> PROBLEM TO SOLVE
Repeat the material below word for word and leave out all pictures.

-- BEGIN DATA PROVIDED --

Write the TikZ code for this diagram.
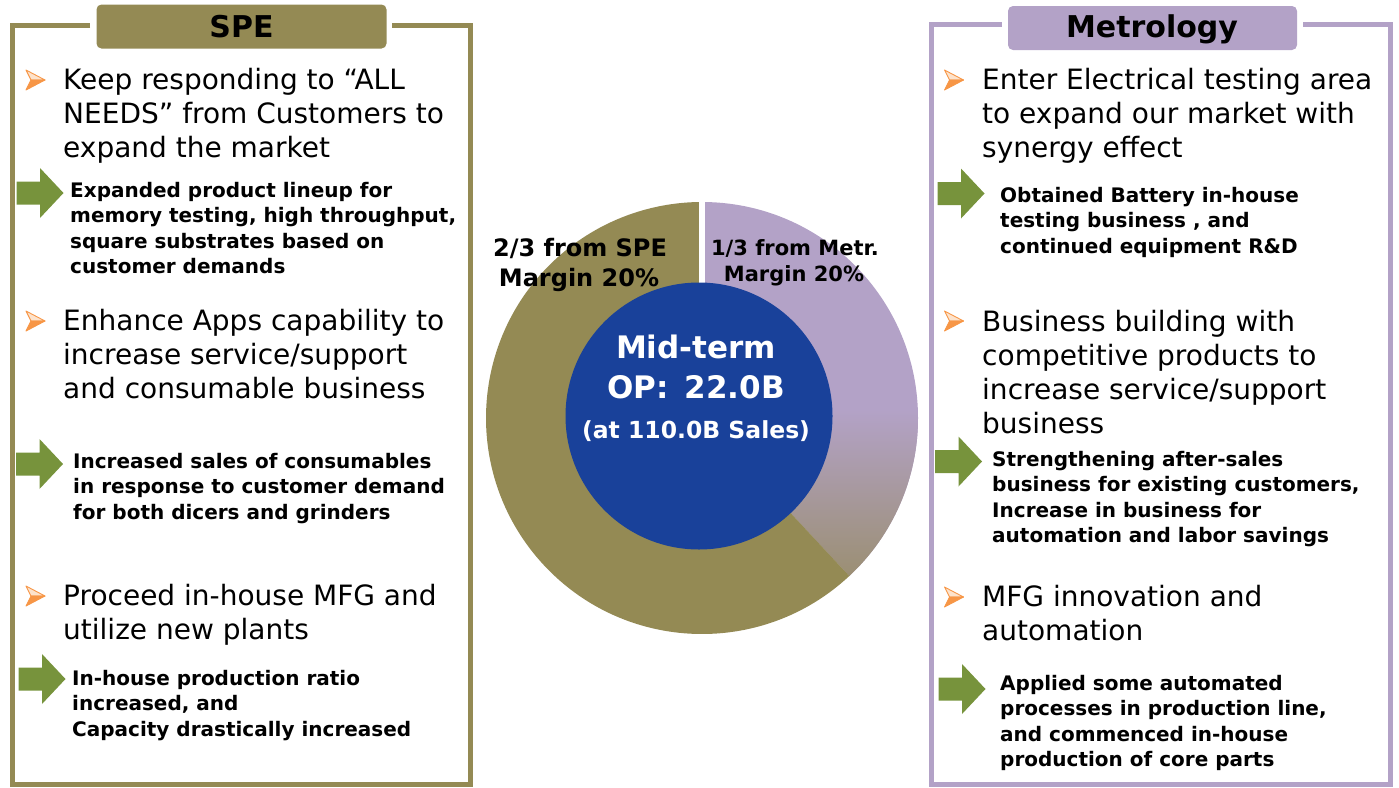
\documentclass[tikz,border=0pt]{standalone}
\usepackage{fontspec}
\setmainfont{DejaVu Sans}
\definecolor{spec}{HTML}{948A54}
\definecolor{metc}{HTML}{B3A2C7}
\definecolor{garrow}{HTML}{77933C}
\definecolor{bulor}{HTML}{F79646}
\definecolor{bullt}{HTML}{FDE3CC}
\definecolor{midblue}{HTML}{19419A}
\definecolor{fadec}{HTML}{968B62}
\newcommand\Lx[1]{\hbox{#1}}
\tikzset{
  reg/.style={font=\fontsize{28}{34}\selectfont, inner sep=0pt, anchor=base west},
  bld/.style={font=\bfseries\fontsize{20}{25.6}\selectfont, inner sep=0pt, anchor=base west},
  hdrbox/.style={rounded corners=5pt, minimum width=290pt, minimum height=44pt, inner sep=0pt},
  hdrtxt/.style={font=\bfseries\fontsize{30}{36}\selectfont, inner sep=0pt, anchor=base},
  lab/.style={font=\bfseries\fontsize{24}{30}\selectfont, inner sep=0pt, anchor=base},
  labs/.style={font=\bfseries\fontsize{21}{26}\selectfont, inner sep=0pt, anchor=base},
  ctr/.style={font=\bfseries\fontsize{31}{36}\selectfont, text=white, inner sep=0pt, anchor=base},
  ctrs/.style={font=\bfseries\fontsize{23.5}{28}\selectfont, text=white, inner sep=0pt, anchor=base},
  bul/.pic={
    \filldraw[fill=bullt, draw=bulor, line width=0.9pt, line join=round] (-9.5,-10) -- (9.5,0) -- (-4.5,0) -- cycle;
    \filldraw[fill=bulor, draw=bulor, line width=0.9pt, line join=round] (-4.5,0) -- (9.5,0) -- (-9.5,10) -- cycle;
  },
  garr/.pic={
    \fill[garrow] (-23.5,-11.5) -- (0,-11.5) -- (0,-25) -- (23.5,0) -- (0,25) -- (0,11.5) -- (-23.5,11.5) -- cycle;
  }
}
\begin{document}
\begin{tikzpicture}[x=1pt,y=-1pt]
\useasboundingbox (0,0) rectangle (1399,787);

% ---------- frames ----------
\draw[spec, line width=5pt] (90,25.5) -- (12,25.5) -- (12,784.5) -- (470.5,784.5) -- (470.5,25.5) -- (392,25.5);
\draw[metc, line width=5pt] (1002,24.5) -- (931,24.5) -- (931,784.5) -- (1390.5,784.5) -- (1390.5,24.5) -- (1303,24.5);

\node[hdrbox, fill=spec] (hspe) at (241.5,26.5) {};
\node[hdrtxt] (tspe) at (241.5,37) {SPE};
\node[hdrbox, fill=metc, minimum width=289pt] (hmet) at (1152.5,28) {};
\node[hdrtxt] (tmet) at (1152,37.5) {Metrology};

% ---------- donut ----------
\begin{scope}
  \clip (702,418) -- ++(0,-216) arc[start angle=-90, end angle=47, radius=216] -- cycle;
  \fill[metc] (690,190) rectangle (930,640);
  \shade[top color=metc, bottom color=fadec] (690,410) rectangle (930,610);
\end{scope}
\fill[spec] (702,418) -- ++(47:216) arc[start angle=47, end angle=270, radius=216] -- cycle;
\draw[white, line width=6pt] (702,418) -- (702,199);
\node[circle, fill=midblue, minimum size=267pt, inner sep=0pt] (core) at (699,416) {};
\node[ctr] (c1) at (696,358) {Mid-term};
\node[ctr] (c2) at (696,398) {OP:\, 22.0B};
\node[ctrs] (c3) at (696,438) {(at 110.0B Sales)};

\node[lab] (s1) at (580,256.5) {2/3 from SPE};
\node[lab] (s2) at (579,286.5) {Margin 20\%};
\node[labs] (m1) at (795,255) {1/3 from Metr.};
\node[labs] (m2) at (794,281.5) {Margin 20\%};

% ---------- left column ----------
\pic at (35.5,80) {bul};
\node[reg] (l1) at (63,89) {\vtop{\Lx{Keep responding to “ALL}\Lx{NEEDS” from Customers to}\Lx{expand the market}}};
\pic at (40,193) {garr};
\node[bld] (l1b) at (70,197) {\vtop{\Lx{Expanded product lineup for}\Lx{memory testing, high throughput,}\Lx{square substrates based on}\Lx{customer demands}}};

\pic at (35.5,321) {bul};
\node[reg] (l2) at (63,330) {\vtop{\Lx{Enhance Apps capability to}\Lx{increase service/support}\Lx{and consumable business}}};
\pic at (39.5,464) {garr};
\node[bld] (l2b) at (73,468) {\vtop{\Lx{Increased sales of consumables}\Lx{in response to customer demand}\Lx{for both dicers and grinders}}};

\pic at (35.5,596) {bul};
\node[reg] (l3) at (63,605) {\vtop{\Lx{Proceed in-house MFG and}\Lx{utilize new plants}}};
\pic at (42,679) {garr};
\node[bld] (l3b) at (72,685) {\vtop{\Lx{In-house production ratio}\Lx{increased, and}\Lx{Capacity drastically increased}}};

% ---------- right column ----------
\pic at (954,80) {bul};
\node[reg] (r1) at (982,89) {\vtop{\Lx{Enter Electrical testing area}\Lx{to expand our market with}\Lx{synergy effect}}};
\pic at (961,193.5) {garr};
\node[bld] (r1b) at (1000,202) {\vtop{\Lx{Obtained Battery in-house}\Lx{testing business , and}\Lx{continued equipment R\&D}}};

\pic at (954,321) {bul};
\node[reg] (r2) at (982,331) {\vtop{\Lx{Business building with}\Lx{competitive products to}\Lx{increase service/support}\Lx{business}}};
\pic at (958.5,461.5) {garr};
\node[bld] (r2b) at (992,466) {\vtop{\Lx{Strengthening after-sales}\Lx{business for existing customers,}\Lx{Increase in business for}\Lx{automation and labor savings}}};

\pic at (954,597) {bul};
\node[reg] (r3) at (982,606) {\vtop{\Lx{MFG innovation and}\Lx{automation}}};
\pic at (962,689) {garr};
\node[bld] (r3b) at (1000,690) {\vtop{\Lx{Applied some automated}\Lx{processes in production line,}\Lx{and commenced in-house}\Lx{production of core parts}}};
\end{tikzpicture}
\end{document}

-- END DATA PROVIDED --

> TASK ANSWER
Write the TikZ code for this diagram.
\documentclass[tikz,border=0pt]{standalone}
\usepackage{fontspec}
\setmainfont{DejaVu Sans}
\definecolor{spec}{HTML}{948A54}
\definecolor{metc}{HTML}{B3A2C7}
\definecolor{garrow}{HTML}{77933C}
\definecolor{bulor}{HTML}{F79646}
\definecolor{bullt}{HTML}{FDE3CC}
\definecolor{midblue}{HTML}{19419A}
\definecolor{fadec}{HTML}{968B62}
\newcommand\Lx[1]{\hbox{#1}}
\tikzset{
  reg/.style={font=\fontsize{28}{34}\selectfont, inner sep=0pt, anchor=base west},
  bld/.style={font=\bfseries\fontsize{20}{25.6}\selectfont, inner sep=0pt, anchor=base west},
  hdrbox/.style={rounded corners=5pt, minimum width=290pt, minimum height=44pt, inner sep=0pt},
  hdrtxt/.style={font=\bfseries\fontsize{30}{36}\selectfont, inner sep=0pt, anchor=base},
  lab/.style={font=\bfseries\fontsize{24}{30}\selectfont, inner sep=0pt, anchor=base},
  labs/.style={font=\bfseries\fontsize{21}{26}\selectfont, inner sep=0pt, anchor=base},
  ctr/.style={font=\bfseries\fontsize{31}{36}\selectfont, text=white, inner sep=0pt, anchor=base},
  ctrs/.style={font=\bfseries\fontsize{23.5}{28}\selectfont, text=white, inner sep=0pt, anchor=base},
  bul/.pic={
    \filldraw[fill=bullt, draw=bulor, line width=0.9pt, line join=round] (-9.5,-10) -- (9.5,0) -- (-4.5,0) -- cycle;
    \filldraw[fill=bulor, draw=bulor, line width=0.9pt, line join=round] (-4.5,0) -- (9.5,0) -- (-9.5,10) -- cycle;
  },
  garr/.pic={
    \fill[garrow] (-23.5,-11.5) -- (0,-11.5) -- (0,-25) -- (23.5,0) -- (0,25) -- (0,11.5) -- (-23.5,11.5) -- cycle;
  }
}
\begin{document}
\begin{tikzpicture}[x=1pt,y=-1pt]
\useasboundingbox (0,0) rectangle (1399,787);

% ---------- frames ----------
\draw[spec, line width=5pt] (90,25.5) -- (12,25.5) -- (12,784.5) -- (470.5,784.5) -- (470.5,25.5) -- (392,25.5);
\draw[metc, line width=5pt] (1002,24.5) -- (931,24.5) -- (931,784.5) -- (1390.5,784.5) -- (1390.5,24.5) -- (1303,24.5);

\node[hdrbox, fill=spec] (hspe) at (241.5,26.5) {};
\node[hdrtxt] (tspe) at (241.5,37) {SPE};
\node[hdrbox, fill=metc, minimum width=289pt] (hmet) at (1152.5,28) {};
\node[hdrtxt] (tmet) at (1152,37.5) {Metrology};

% ---------- donut ----------
\begin{scope}
  \clip (702,418) -- ++(0,-216) arc[start angle=-90, end angle=47, radius=216] -- cycle;
  \fill[metc] (690,190) rectangle (930,640);
  \shade[top color=metc, bottom color=fadec] (690,410) rectangle (930,610);
\end{scope}
\fill[spec] (702,418) -- ++(47:216) arc[start angle=47, end angle=270, radius=216] -- cycle;
\draw[white, line width=6pt] (702,418) -- (702,199);
\node[circle, fill=midblue, minimum size=267pt, inner sep=0pt] (core) at (699,416) {};
\node[ctr] (c1) at (696,358) {Mid-term};
\node[ctr] (c2) at (696,398) {OP:\, 22.0B};
\node[ctrs] (c3) at (696,438) {(at 110.0B Sales)};

\node[lab] (s1) at (580,256.5) {2/3 from SPE};
\node[lab] (s2) at (579,286.5) {Margin 20\%};
\node[labs] (m1) at (795,255) {1/3 from Metr.};
\node[labs] (m2) at (794,281.5) {Margin 20\%};

% ---------- left column ----------
\pic at (35.5,80) {bul};
\node[reg] (l1) at (63,89) {\vtop{\Lx{Keep responding to “ALL}\Lx{NEEDS” from Customers to}\Lx{expand the market}}};
\pic at (40,193) {garr};
\node[bld] (l1b) at (70,197) {\vtop{\Lx{Expanded product lineup for}\Lx{memory testing, high throughput,}\Lx{square substrates based on}\Lx{customer demands}}};

\pic at (35.5,321) {bul};
\node[reg] (l2) at (63,330) {\vtop{\Lx{Enhance Apps capability to}\Lx{increase service/support}\Lx{and consumable business}}};
\pic at (39.5,464) {garr};
\node[bld] (l2b) at (73,468) {\vtop{\Lx{Increased sales of consumables}\Lx{in response to customer demand}\Lx{for both dicers and grinders}}};

\pic at (35.5,596) {bul};
\node[reg] (l3) at (63,605) {\vtop{\Lx{Proceed in-house MFG and}\Lx{utilize new plants}}};
\pic at (42,679) {garr};
\node[bld] (l3b) at (72,685) {\vtop{\Lx{In-house production ratio}\Lx{increased, and}\Lx{Capacity drastically increased}}};

% ---------- right column ----------
\pic at (954,80) {bul};
\node[reg] (r1) at (982,89) {\vtop{\Lx{Enter Electrical testing area}\Lx{to expand our market with}\Lx{synergy effect}}};
\pic at (961,193.5) {garr};
\node[bld] (r1b) at (1000,202) {\vtop{\Lx{Obtained Battery in-house}\Lx{testing business , and}\Lx{continued equipment R\&D}}};

\pic at (954,321) {bul};
\node[reg] (r2) at (982,331) {\vtop{\Lx{Business building with}\Lx{competitive products to}\Lx{increase service/support}\Lx{business}}};
\pic at (958.5,461.5) {garr};
\node[bld] (r2b) at (992,466) {\vtop{\Lx{Strengthening after-sales}\Lx{business for existing customers,}\Lx{Increase in business for}\Lx{automation and labor savings}}};

\pic at (954,597) {bul};
\node[reg] (r3) at (982,606) {\vtop{\Lx{MFG innovation and}\Lx{automation}}};
\pic at (962,689) {garr};
\node[bld] (r3b) at (1000,690) {\vtop{\Lx{Applied some automated}\Lx{processes in production line,}\Lx{and commenced in-house}\Lx{production of core parts}}};
\end{tikzpicture}
\end{document}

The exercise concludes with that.